Colleen Harshbarger, Morgantown

As the story about Deputy Mayor Mark Brazaitis came out recently and was posted on social media, I was saddened by the hurtful comments and ways that people chose to express disagreement with another. I supported Brazaitis as a City Council candidate and believe that when he’s in his right mind, he is a good advocate for social justice, health, and environmental issues that affect our community. These issues are all important to me.

Whether you agree with my perspective of his abilities when he’s in good health is irrelevant. It’s been clear to anyone who’s paying attention that something is off.

None of us are unaffected by mental illness, addiction or adverse childhood experiences in our family and friend networks. We might not speak about it, but it touches us all. We also all have our own “less than perfect” attributes. It’s what makes us human.

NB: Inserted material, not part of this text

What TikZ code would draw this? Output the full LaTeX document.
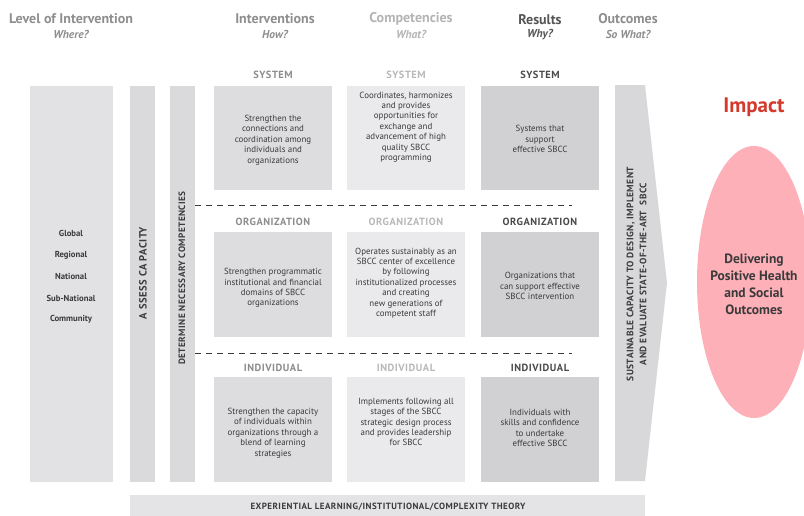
\documentclass[tikz,border=0pt]{standalone}
\usepackage{fontspec}
\setmainfont{PT Sans}
\usetikzlibrary{shapes.geometric}
\definecolor{leftc}{HTML}{E2E2E4}
\definecolor{barc}{HTML}{DADADC}
\definecolor{colA}{HTML}{DDDDDF}
\definecolor{colB}{HTML}{EAEAEC}
\definecolor{colC}{HTML}{D1D1D3}
\definecolor{arrowc}{HTML}{D8D8DA}
\definecolor{bottomc}{HTML}{E4E4E6}
\definecolor{pinkc}{HTML}{FDB0B8}
\definecolor{impactc}{HTML}{D33A2C}
\definecolor{headg}{HTML}{8E8E8E}
\definecolor{headl}{HTML}{B4B4B4}
\definecolor{headd}{HTML}{555555}
\definecolor{txtd}{HTML}{3A3A3A}
\definecolor{hdA}{HTML}{8C8C8C}
\definecolor{hdB}{HTML}{B8B8B8}
\definecolor{hdC}{HTML}{4A4A4A}
\newcommand{\capsfont}[2]{\bfseries\fontsize{#1}{#2}\selectfont\addfontfeatures{LetterSpace=5}}
\tikzset{
  boxshape/.style={draw=none, inner sep=0, minimum width=118pt, minimum height=105pt},
  boxtext/.style={inner sep=0, align=center, text=txtd, font=\fontsize{8.9}{10.4}\selectfont},
  title/.style={inner sep=0, font=\bfseries\fontsize{14}{16}\selectfont},
  subtitle/.style={inner sep=0, font=\bfseries\itshape\fontsize{11.5}{13}\selectfont},
  colhead/.style={inner sep=0, font=\capsfont{10.4}{12}},
  levellabel/.style={inner sep=0, text=txtd, font=\bfseries\fontsize{8.7}{10}\selectfont},
  vertlabel/.style={inner sep=0, rotate=90, text=txtd, align=center},
  dashline/.style={draw=txtd, line width=0.9pt, dash pattern=on 6pt off 5pt}
}
\begin{document}
\begin{tikzpicture}[x=1pt, y=-1pt]
\useasboundingbox (0,0) rectangle (804,515);
\clip (0,0) rectangle (804,515);

% column titles
\node[title, text=headg] (t1) at (71,19) {Level of Intervention};
\node[subtitle, text=headg] (s1) at (71,34) {Where?};
\node[title, text=headg] (t2) at (275,19) {Interventions};
\node[subtitle, text=headg] (s2) at (275,34) {How?};
\node[title, text=headl] (t3) at (411,19) {Competencies};
\node[subtitle, text=headl] (s3) at (411,34) {What?};
\node[title, text=headd] (t4) at (540,20) {Results};
\node[subtitle, text=headd] (s4) at (540,35) {Why?};
\node[title, text=headg] (t5) at (628,19) {Outcomes};
\node[subtitle, text=headg] (s5) at (628,34) {So What?};

% left box and bars
\node[fill=leftc, inner sep=0, minimum width=83pt, minimum height=396pt] (left) at (71.5,283.5) {};
\node[fill=barc, inner sep=0, minimum width=25pt, minimum height=396pt] (assess) at (142.5,283.5) {};
\node[fill=barc, inner sep=0, minimum width=25pt, minimum height=396pt] (determine) at (182.5,283.5) {};

\node[levellabel] (lv1) at (71,233) {Global};
\node[levellabel] (lv2) at (71,255) {Regional};
\node[levellabel] (lv3) at (71,276) {National};
\node[levellabel] (lv4) at (71,298) {Sub-National};
\node[levellabel] (lv5) at (71,319) {Community};

\node[vertlabel, font=\capsfont{10.5}{12}] (assesst) at (143,273) {A SSESS CA PACITY};
\node[vertlabel, font=\capsfont{9.2}{11}] (determinet) at (182,278) {DETERMINE NECESSARY COMPETENCIES};

% arrow bar
\fill[arrowc] (615,85) -- (645,85) -- (667,283) -- (645,481) -- (615,481) -- cycle;
\node[vertlabel, font=\capsfont{9.4}{13}] (arrowt) at (636.5,274) {SUSTAINABLE CAPACITY TO DESIGN, IMPLEMENT\\AND EVALUATE STATE-OF-THE-ART\ \ SBCC};

% row headers
\node[colhead, text=hdA] (h11) at (273,75) {SYSTEM};
\node[colhead, text=hdB] (h12) at (406,75) {SYSTEM};
\node[colhead, text=hdC] (h13) at (540,75) {SYSTEM};
\node[colhead, text=hdA] (h21) at (273,222) {ORGANIZATION};
\node[colhead, text=hdB] (h22) at (406,222) {ORGANIZATION};
\node[colhead, text=hdC] (h23) at (540,222) {ORGANIZATION};
\node[colhead, text=hdA] (h31) at (273,368) {INDIVIDUAL};
\node[colhead, text=hdB] (h32) at (406,368) {INDIVIDUAL};
\node[colhead, text=hdC] (h33) at (540,368) {INDIVIDUAL};

% boxes
\node[boxshape, fill=colA, minimum height=104pt] (b11) at (273,138) {};
\node[boxshape, fill=colB, minimum height=104pt] (b12) at (406,138) {};
\node[boxshape, fill=colC, minimum height=104pt] (b13) at (540,138) {};
\node[boxshape, fill=colA] (b21) at (273,284.5) {};
\node[boxshape, fill=colB] (b22) at (406,284.5) {};
\node[boxshape, fill=colC] (b23) at (540,284.5) {};
\node[boxshape, fill=colA] (b31) at (273,429.5) {};
\node[boxshape, fill=colB] (b32) at (406,429.5) {};
\node[boxshape, fill=colC] (b33) at (540,429.5) {};

% box texts
\node[boxtext] (x11) at (273,140) {Strengthen the\\connections and\\coordination among\\individuals and\\organizations};
\node[boxtext] (x12) at (406,127) {Coordinates, harmonizes\\and provides\\opportunities for\\exchange and\\advancement of high\\quality SBCC\\programming};
\node[boxtext] (x13) at (540,139) {Systems that\\support\\effective SBCC};
\node[boxtext] (x21) at (273,288) {Strengthen programmatic\\institutional and financial\\domains of SBCC\\organizations};
\node[boxtext] (x22) at (406,283) {Operates sustainably as an\\SBCC center of excellence\\by following\\institutionalized processes\\and creating\\new generations of\\competent staff};
\node[boxtext] (x23) at (540,286) {Organizations that\\can support effective\\SBCC intervention};
\node[boxtext] (x31) at (273,433) {Strengthen the capacity\\of individuals within\\organizations through a\\blend of learning\\strategies};
\node[boxtext] (x32) at (406,422) {Implements following all\\stages of the SBCC\\strategic design process\\and provides leadership\\for SBCC};
\node[boxtext] (x33) at (540,428) {Individuals with\\skills and confidence\\to undertake\\effective SBCC};

% dashed separators
\coordinate (d1s) at (195,205);
\coordinate (d1e) at (572,205);
\coordinate (d2s) at (195,353);
\coordinate (d2e) at (572,353);
\draw[dashline] (d1s) -- (d1e);
\draw[dashline] (d2s) -- (d2e);

% bottom bar
\node[fill=bottomc, inner sep=0, minimum width=515pt, minimum height=22pt] (bottom) at (387.5,506) {};
\node[inner sep=0, text=txtd, font=\capsfont{9}{10}] (bottomt) at (388,507) {EXPERIENTIAL LEARNING/INSTITUTIONAL/COMPLEXITY THEORY};

% impact
\node[inner sep=0, text=impactc, font=\bfseries\fontsize{21}{24}\selectfont] (impact) at (754,107) {Impact};
\node[ellipse, fill=pinkc, inner sep=0, minimum width=114pt, minimum height=272pt] (oval) at (754,282) {};
\node[inner sep=0, align=center, text=txtd, font=\bfseries\fontsize{13.5}{17}\selectfont] (ovalt) at (754,284) {Delivering\\Positive Health\\and Social\\Outcomes};
\end{tikzpicture}
\end{document}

If we want a better community, we need to find ways to support each other instead of ways to tear each other down. Respectful discord in the civic and political arena create vibrant communities. But I encourage all of us to adopt a more compassionate approach.

Compassion is a practice, and just setting the intention and holding it for a minute or two can make a big difference. The next time someone triggers you (it happens to all of us), see their humanity. Try offering up a wish for their health, well being and happiness. You might be surprised at how it affects your relationship with them as well as your own well being.